Well, I can obviously imagine myself SHOWING now, but still not doing well on the realistically imagining a baby thing.

Today I have another check-up. For the last several visits it has been, listen to the heartbeat, measure my belly, blood-pressure, weight check and send me home. I havent even had to disrobe! Much less be examined.

But I think today is when they go back to the VERY personal visits, and let me tell you, after a rough first trimester with clots and miscarriage risks, I’ve enjoyed NOT being poked and prodded in my privates. I’m not looking forward to having to get back in the stirrups. At least I like my doctor. I’m telling you, is there ANYTHING worse that being examined by someone you don’t like? Nope. Trust me. I had LilZ on Medicaid and had NO CHOICE as to which doctor I saw, and I saw a different one everytime, and half of them? Sucked. It’s amazing how much better the OB situation is now that we actually have REAL INSURANCE. Wee!

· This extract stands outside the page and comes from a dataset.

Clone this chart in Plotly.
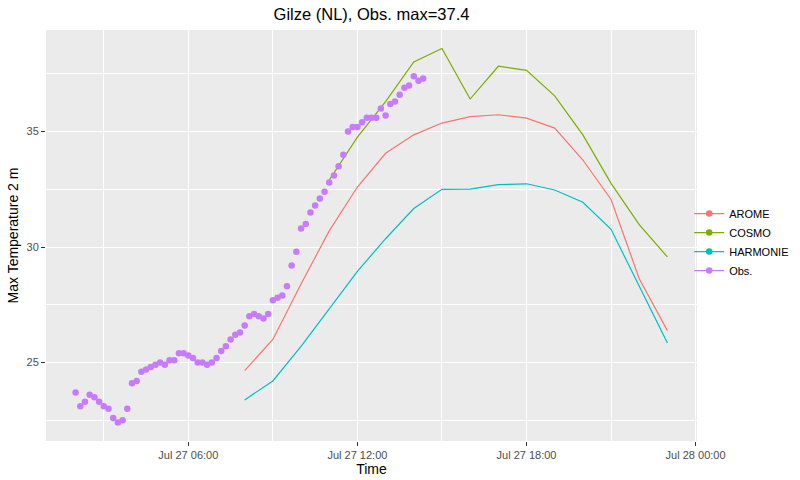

So – doctor’s appointment today at 9:15. Glucose tolerance test next week, 4D Ultrasound the week after that, and then BABY…in THREE MONTHS.

Shit. I’m really having a baby, aren’t I?

She said “I do” to ME!

Remember when I offered that free blogger design yesterday? Well, wordnerd asked for it…and of course, I gave it to her! And get this, she is getting MARRIED in, like a few days, and she still took the time to read my blog that day. I am so flattered. I dont think I even had my head on straight enough to remember to EAT the week before my wedding, much less surf the web.

So, go see my first blogger design ever, and tell wordnerd “Congrats!” on her upcoming nuptials!